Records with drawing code
- - -

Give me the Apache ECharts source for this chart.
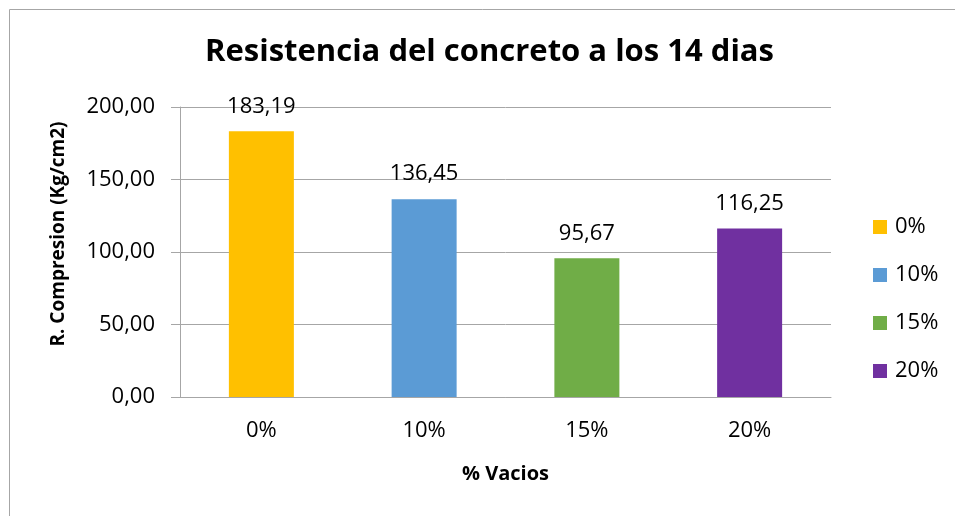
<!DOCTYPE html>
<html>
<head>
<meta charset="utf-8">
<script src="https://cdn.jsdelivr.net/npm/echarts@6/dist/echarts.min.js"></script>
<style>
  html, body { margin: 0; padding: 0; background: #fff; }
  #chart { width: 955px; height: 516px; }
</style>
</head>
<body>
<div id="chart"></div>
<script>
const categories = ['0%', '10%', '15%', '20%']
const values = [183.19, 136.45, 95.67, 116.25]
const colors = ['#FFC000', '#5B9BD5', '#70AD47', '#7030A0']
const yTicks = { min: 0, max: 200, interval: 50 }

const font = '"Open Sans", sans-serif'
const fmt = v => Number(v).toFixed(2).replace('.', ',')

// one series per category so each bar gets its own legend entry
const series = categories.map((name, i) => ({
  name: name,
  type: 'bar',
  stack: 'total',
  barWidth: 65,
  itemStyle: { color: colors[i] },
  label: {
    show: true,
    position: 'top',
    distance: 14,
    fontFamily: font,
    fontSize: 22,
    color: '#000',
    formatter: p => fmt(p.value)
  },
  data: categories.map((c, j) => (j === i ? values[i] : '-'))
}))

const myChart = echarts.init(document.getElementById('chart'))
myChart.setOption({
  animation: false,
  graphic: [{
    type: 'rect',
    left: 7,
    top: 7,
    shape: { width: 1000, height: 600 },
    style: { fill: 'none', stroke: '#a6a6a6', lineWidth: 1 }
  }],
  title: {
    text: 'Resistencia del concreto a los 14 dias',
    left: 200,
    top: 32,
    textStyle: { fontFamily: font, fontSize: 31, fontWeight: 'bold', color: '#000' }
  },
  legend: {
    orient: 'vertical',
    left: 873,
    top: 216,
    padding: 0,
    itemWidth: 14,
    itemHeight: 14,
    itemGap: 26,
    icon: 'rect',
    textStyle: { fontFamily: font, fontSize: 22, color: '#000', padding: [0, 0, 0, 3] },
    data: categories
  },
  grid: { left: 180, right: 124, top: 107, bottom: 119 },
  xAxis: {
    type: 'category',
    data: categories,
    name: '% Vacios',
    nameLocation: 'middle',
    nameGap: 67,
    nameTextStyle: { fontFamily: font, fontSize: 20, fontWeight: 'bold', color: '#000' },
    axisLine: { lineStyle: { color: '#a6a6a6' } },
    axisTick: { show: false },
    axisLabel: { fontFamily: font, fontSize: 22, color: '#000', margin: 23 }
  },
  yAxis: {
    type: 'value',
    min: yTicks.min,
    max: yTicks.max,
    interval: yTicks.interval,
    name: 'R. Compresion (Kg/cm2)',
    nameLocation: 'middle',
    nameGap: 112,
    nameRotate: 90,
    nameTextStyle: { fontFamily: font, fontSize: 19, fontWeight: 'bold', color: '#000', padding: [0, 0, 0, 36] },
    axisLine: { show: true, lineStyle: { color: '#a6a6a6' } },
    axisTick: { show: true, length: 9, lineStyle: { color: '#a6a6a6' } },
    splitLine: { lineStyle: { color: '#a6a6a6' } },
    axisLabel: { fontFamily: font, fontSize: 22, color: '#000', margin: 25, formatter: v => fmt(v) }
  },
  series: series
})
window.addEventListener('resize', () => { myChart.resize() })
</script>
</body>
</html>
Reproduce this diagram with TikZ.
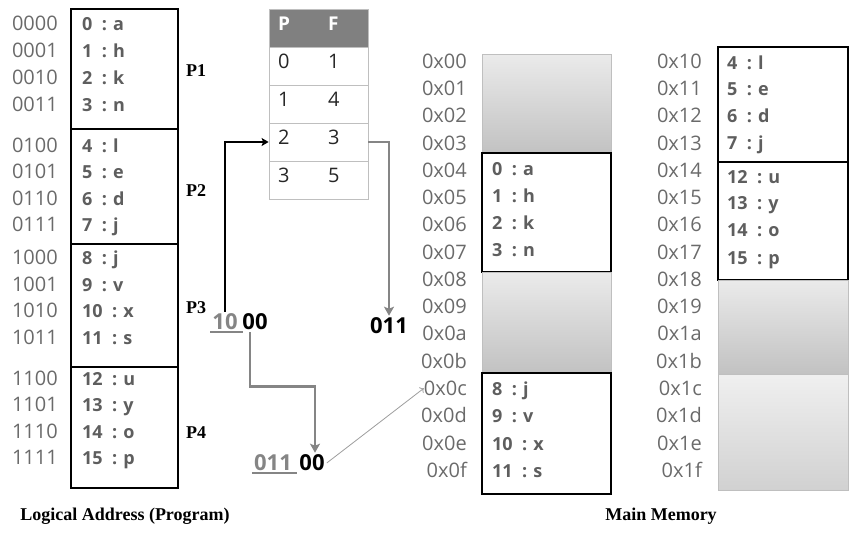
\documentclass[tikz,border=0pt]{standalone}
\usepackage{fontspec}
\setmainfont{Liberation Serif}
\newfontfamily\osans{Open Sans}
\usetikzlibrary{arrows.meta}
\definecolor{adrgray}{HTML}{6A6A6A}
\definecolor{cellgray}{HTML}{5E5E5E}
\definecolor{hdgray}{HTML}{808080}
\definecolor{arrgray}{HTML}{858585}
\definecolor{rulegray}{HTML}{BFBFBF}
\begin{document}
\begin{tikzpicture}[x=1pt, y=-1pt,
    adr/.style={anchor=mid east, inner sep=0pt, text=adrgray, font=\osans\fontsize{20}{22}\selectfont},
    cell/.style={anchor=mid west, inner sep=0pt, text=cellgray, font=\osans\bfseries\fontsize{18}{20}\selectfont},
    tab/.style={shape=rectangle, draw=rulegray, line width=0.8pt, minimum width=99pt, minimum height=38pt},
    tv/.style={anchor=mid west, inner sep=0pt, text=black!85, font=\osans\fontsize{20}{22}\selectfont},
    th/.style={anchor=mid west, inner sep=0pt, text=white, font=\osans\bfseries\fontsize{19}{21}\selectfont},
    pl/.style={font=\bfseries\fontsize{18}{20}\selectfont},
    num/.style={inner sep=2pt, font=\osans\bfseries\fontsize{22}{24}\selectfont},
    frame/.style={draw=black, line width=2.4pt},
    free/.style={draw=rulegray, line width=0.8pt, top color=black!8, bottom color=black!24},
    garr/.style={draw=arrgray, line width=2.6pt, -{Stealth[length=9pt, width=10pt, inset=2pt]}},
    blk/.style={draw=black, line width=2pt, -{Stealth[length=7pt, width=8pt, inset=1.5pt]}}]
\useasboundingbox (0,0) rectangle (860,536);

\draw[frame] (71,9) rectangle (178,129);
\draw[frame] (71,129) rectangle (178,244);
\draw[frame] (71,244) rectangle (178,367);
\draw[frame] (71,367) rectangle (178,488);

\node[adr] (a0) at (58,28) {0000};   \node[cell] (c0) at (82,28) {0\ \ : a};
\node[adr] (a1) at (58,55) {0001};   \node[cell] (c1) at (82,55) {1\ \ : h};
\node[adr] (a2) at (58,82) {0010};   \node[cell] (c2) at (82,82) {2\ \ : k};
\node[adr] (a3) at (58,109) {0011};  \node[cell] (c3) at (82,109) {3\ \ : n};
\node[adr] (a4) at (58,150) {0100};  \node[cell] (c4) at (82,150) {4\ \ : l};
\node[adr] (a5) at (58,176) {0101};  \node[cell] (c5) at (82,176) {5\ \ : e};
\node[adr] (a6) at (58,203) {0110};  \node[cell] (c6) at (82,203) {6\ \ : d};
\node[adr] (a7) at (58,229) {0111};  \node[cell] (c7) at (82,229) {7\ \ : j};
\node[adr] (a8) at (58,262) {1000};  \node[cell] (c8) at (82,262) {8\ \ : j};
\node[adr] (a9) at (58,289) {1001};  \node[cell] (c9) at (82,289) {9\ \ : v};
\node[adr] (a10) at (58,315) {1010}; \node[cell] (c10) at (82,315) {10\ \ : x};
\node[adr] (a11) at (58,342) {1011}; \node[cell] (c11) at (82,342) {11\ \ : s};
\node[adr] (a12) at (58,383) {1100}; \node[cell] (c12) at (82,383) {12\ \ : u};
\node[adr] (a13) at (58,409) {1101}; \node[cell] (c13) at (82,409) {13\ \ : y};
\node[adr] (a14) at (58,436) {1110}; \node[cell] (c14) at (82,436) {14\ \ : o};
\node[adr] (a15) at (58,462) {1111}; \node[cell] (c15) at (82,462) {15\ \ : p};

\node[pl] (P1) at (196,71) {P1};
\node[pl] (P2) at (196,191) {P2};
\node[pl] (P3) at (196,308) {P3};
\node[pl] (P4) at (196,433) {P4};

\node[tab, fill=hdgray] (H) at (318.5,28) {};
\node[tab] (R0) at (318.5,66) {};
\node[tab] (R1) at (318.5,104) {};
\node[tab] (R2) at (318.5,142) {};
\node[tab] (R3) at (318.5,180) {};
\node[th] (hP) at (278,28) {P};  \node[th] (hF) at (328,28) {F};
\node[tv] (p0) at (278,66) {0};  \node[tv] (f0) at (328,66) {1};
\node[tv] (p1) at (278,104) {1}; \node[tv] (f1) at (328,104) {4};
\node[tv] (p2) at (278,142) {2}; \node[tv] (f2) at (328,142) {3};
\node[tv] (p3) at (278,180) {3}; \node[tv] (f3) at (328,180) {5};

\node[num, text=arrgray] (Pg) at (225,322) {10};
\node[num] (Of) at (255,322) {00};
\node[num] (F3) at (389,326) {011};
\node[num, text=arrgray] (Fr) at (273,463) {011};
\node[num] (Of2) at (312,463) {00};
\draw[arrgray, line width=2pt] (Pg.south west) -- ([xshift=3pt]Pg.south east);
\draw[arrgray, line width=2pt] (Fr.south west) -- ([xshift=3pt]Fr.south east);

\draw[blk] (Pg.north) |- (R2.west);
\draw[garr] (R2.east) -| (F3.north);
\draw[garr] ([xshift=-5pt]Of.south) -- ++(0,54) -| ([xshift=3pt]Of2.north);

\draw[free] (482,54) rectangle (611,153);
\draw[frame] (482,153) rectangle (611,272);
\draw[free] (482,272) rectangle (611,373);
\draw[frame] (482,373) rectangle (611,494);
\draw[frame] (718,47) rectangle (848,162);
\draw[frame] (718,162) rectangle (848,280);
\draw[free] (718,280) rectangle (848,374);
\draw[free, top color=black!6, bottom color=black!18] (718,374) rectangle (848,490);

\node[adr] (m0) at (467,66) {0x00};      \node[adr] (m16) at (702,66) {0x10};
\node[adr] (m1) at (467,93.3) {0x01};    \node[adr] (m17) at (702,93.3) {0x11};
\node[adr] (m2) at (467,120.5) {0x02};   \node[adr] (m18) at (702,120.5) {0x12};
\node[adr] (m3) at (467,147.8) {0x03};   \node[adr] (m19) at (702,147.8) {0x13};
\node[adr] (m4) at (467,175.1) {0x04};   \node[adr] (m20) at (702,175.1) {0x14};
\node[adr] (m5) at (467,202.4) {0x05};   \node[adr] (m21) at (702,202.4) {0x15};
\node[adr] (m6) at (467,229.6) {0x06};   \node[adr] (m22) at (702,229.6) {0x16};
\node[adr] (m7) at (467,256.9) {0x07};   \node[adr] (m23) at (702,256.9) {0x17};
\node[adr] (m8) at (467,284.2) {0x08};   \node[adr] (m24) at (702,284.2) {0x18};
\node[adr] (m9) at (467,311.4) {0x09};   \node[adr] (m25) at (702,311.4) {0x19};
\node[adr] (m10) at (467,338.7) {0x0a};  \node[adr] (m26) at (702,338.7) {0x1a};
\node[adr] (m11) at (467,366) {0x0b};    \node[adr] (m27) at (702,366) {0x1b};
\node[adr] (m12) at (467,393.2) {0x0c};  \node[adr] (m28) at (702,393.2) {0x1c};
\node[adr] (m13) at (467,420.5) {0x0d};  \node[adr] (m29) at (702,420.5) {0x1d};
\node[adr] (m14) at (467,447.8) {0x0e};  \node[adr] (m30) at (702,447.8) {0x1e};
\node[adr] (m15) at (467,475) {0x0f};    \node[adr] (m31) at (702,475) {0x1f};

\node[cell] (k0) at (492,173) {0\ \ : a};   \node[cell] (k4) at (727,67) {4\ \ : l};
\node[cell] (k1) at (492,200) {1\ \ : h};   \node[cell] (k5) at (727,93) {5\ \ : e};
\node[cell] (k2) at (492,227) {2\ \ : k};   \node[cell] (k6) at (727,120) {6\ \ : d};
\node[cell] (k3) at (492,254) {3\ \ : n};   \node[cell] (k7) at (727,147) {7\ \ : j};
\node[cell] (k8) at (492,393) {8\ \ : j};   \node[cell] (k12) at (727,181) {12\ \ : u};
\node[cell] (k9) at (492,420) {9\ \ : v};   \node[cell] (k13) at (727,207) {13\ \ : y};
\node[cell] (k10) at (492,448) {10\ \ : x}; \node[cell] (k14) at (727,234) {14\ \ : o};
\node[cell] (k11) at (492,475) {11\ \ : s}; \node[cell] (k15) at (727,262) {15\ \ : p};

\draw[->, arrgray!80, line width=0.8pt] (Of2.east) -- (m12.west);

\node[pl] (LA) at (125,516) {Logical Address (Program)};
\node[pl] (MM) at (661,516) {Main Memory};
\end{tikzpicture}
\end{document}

- - -

# Direction
Omit all pictures, then copy the lines between the ones holding "Reproduce this diagram with TikZ." and "(71,367) rectangle (178,488);", inclusive.

# Written reply
Reproduce this diagram with TikZ.
\documentclass[tikz,border=0pt]{standalone}
\usepackage{fontspec}
\setmainfont{Liberation Serif}
\newfontfamily\osans{Open Sans}
\usetikzlibrary{arrows.meta}
\definecolor{adrgray}{HTML}{6A6A6A}
\definecolor{cellgray}{HTML}{5E5E5E}
\definecolor{hdgray}{HTML}{808080}
\definecolor{arrgray}{HTML}{858585}
\definecolor{rulegray}{HTML}{BFBFBF}
\begin{document}
\begin{tikzpicture}[x=1pt, y=-1pt,
    adr/.style={anchor=mid east, inner sep=0pt, text=adrgray, font=\osans\fontsize{20}{22}\selectfont},
    cell/.style={anchor=mid west, inner sep=0pt, text=cellgray, font=\osans\bfseries\fontsize{18}{20}\selectfont},
    tab/.style={shape=rectangle, draw=rulegray, line width=0.8pt, minimum width=99pt, minimum height=38pt},
    tv/.style={anchor=mid west, inner sep=0pt, text=black!85, font=\osans\fontsize{20}{22}\selectfont},
    th/.style={anchor=mid west, inner sep=0pt, text=white, font=\osans\bfseries\fontsize{19}{21}\selectfont},
    pl/.style={font=\bfseries\fontsize{18}{20}\selectfont},
    num/.style={inner sep=2pt, font=\osans\bfseries\fontsize{22}{24}\selectfont},
    frame/.style={draw=black, line width=2.4pt},
    free/.style={draw=rulegray, line width=0.8pt, top color=black!8, bottom color=black!24},
    garr/.style={draw=arrgray, line width=2.6pt, -{Stealth[length=9pt, width=10pt, inset=2pt]}},
    blk/.style={draw=black, line width=2pt, -{Stealth[length=7pt, width=8pt, inset=1.5pt]}}]
\useasboundingbox (0,0) rectangle (860,536);

\draw[frame] (71,9) rectangle (178,129);
\draw[frame] (71,129) rectangle (178,244);
\draw[frame] (71,244) rectangle (178,367);
\draw[frame] (71,367) rectangle (178,488);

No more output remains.